Caravage rejette dans le monde opaque tout ce qui n’exprime pas la sueur ou le martyr.

En éclairant fortement saint Pierre et en l’isolant de son contexte, Caravage lui confère une dignité et une émotion immenses. Illuminé et placé tout près du plan pictural, saint Pierre semble surgir de la toile et se projeter dans l’espace du regardeur.

 III-   Le clair-obscur de Caravage s’adresse à l’œil et à l’esprit du regardeur.

Caravage est un peintre visionnaire.
Il anticipe la souffrance du saint et la laisse à l’imagination du regardeur.
Ce parti-pris donne une puissance terrifiante au tableau.
Il montre le corps d’un vieillard cloué sur une croix en pleine lumière, une page blanche pour l’imagination du regardeur.

Il utilise le clair-obscur pour tenter d’exprimer ce qu’il sent et de le faire sentir au regardeur.
Caravage suggère la violence du tableau.

Caravage a un œil qui pense.
Le visible déborde dans l’invisible.
La captation du regardeur est immédiate, mobilisé par le regard de saint Pierre qui s’empare de lui .

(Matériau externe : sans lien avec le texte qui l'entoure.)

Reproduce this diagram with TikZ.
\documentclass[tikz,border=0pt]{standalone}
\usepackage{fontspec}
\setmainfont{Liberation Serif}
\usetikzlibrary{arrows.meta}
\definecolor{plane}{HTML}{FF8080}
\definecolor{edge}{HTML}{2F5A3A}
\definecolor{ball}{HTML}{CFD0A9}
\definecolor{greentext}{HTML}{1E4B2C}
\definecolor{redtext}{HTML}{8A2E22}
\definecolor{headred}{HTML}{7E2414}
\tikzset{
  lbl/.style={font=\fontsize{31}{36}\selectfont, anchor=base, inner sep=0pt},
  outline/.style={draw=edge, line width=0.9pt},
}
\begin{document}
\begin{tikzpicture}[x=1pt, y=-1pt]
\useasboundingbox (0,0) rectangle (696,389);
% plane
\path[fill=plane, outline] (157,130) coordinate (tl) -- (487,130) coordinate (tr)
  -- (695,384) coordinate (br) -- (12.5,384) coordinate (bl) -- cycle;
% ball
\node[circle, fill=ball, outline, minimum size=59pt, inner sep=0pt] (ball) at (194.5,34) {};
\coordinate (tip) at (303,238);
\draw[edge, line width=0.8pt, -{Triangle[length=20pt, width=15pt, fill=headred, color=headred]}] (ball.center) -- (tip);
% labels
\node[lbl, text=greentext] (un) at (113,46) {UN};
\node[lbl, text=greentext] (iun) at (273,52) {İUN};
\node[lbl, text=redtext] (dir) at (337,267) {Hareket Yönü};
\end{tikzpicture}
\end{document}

En choisissant de peindre l’instant juste avant le redressement de la croix, Caravage propose à l’imagination du regardeur les conséquences d’être cloué sur une croix suspendu à l’envers : la mort dans d’atroces souffrances.

Il y a chez Caravage un élan absolu.
Caravage prolonge et intensifie les effets du tableau, lui donne de l’épaisseur en rendant visibles les forces invisibles.

 

Conclusion

Caravage n’a pas fondé d’école, il n’a pas eu d’élèves. Son style inspire de nombreux artiste on parle de « caravagisme ».

La révolution de style de Caravage se manifeste par un souci de naturalisme – peindre ce que l’on voit sans l’idéaliser, et les forts jeux de lumière et d’ombre,
le « clair-obscur ».
Cette leçon eut une diffusion européenne.

De nombreux peintres nord-européens, italiens et même espagnol, appelés
« caravagistes » furent fortement influencés, dont le néerlandais Gerrit Van Honthorst, le français Valentin de Boulogne et le lorrain Georges de La Tour, l’italien Bartolomeo Manfredi et l’espagnol José de Ribera. De retour dans leur pays d’origine (ou dans le cas de Ribera, dans la Naples sous règne espagnol), ils continuèrent à peindre dans le même style, assurant sa diffusion à travers l’Europe.

Le Caravage a été une victime spectaculaire de la postérité. La mémoire de Caravage a été ensevelie sous un amas d’œuvres médiocres.
Ça dure des siècles. Cela fait soixante ans qu’il est redevenu un grand peintre, grâce à Roberto Longhi.

Aujourd’hui une soixantaine d’œuvres de Caravage sont reconnues.

Plus de quatre siècles après sa mort, le peintre lombard continue de susciter passion et recherches.